Quote the records exactly, starting at the first line and stopping after the line with "label='PRR', clip_on=False, zorder=3)"; skip the pictures.

-----

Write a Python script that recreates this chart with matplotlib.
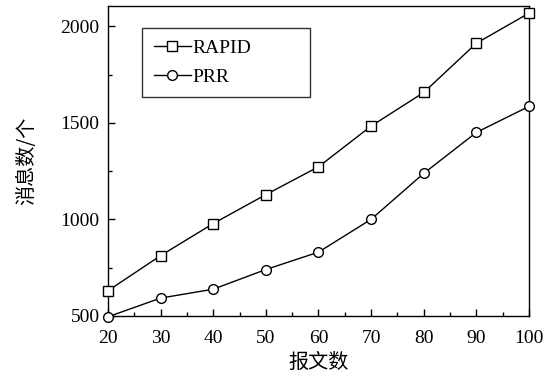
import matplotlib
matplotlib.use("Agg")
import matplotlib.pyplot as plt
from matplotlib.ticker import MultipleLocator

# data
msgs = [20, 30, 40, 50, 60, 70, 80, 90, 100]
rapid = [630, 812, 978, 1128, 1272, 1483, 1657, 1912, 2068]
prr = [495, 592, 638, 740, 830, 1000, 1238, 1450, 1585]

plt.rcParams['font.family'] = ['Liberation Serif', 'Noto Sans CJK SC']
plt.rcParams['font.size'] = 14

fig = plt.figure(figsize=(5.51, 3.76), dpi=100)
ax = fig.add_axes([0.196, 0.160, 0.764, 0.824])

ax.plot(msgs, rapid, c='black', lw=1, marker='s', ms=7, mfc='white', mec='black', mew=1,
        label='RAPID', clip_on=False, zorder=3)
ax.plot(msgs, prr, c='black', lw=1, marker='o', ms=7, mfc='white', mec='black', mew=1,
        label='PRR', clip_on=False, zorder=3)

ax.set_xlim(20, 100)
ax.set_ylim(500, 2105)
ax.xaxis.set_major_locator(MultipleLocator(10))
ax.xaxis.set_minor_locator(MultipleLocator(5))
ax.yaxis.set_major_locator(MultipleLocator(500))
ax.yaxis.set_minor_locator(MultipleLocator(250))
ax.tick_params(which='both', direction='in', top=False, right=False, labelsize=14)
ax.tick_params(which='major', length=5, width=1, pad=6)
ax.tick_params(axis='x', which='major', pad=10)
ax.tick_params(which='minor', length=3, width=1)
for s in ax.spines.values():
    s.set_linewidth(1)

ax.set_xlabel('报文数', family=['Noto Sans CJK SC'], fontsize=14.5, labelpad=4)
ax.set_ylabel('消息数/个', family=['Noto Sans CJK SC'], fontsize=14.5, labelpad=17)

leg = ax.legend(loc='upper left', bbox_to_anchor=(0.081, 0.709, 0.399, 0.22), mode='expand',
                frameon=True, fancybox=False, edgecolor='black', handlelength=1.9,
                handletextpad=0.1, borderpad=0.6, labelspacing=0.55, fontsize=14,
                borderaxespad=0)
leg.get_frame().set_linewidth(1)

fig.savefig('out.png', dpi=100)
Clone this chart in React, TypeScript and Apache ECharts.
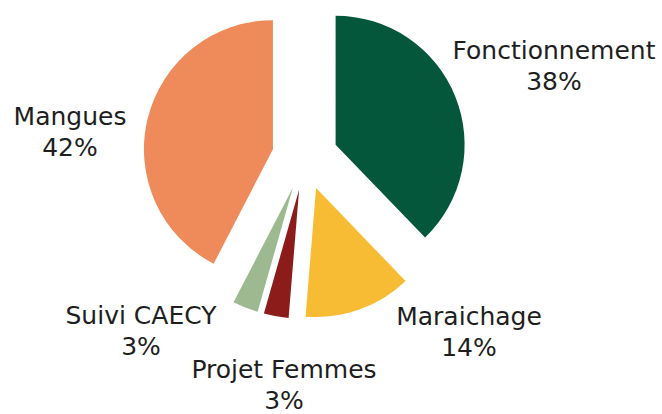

-----

The solution >>
Write a Python script that recreates this chart with matplotlib.
import matplotlib
matplotlib.use("Agg")
import matplotlib.pyplot as plt
from matplotlib.ticker import MultipleLocator

# data
msgs = [20, 30, 40, 50, 60, 70, 80, 90, 100]
rapid = [630, 812, 978, 1128, 1272, 1483, 1657, 1912, 2068]
prr = [495, 592, 638, 740, 830, 1000, 1238, 1450, 1585]

plt.rcParams['font.family'] = ['Liberation Serif', 'Noto Sans CJK SC']
plt.rcParams['font.size'] = 14

fig = plt.figure(figsize=(5.51, 3.76), dpi=100)
ax = fig.add_axes([0.196, 0.160, 0.764, 0.824])

ax.plot(msgs, rapid, c='black', lw=1, marker='s', ms=7, mfc='white', mec='black', mew=1,
        label='RAPID', clip_on=False, zorder=3)
ax.plot(msgs, prr, c='black', lw=1, marker='o', ms=7, mfc='white', mec='black', mew=1,
        label='PRR', clip_on=False, zorder=3)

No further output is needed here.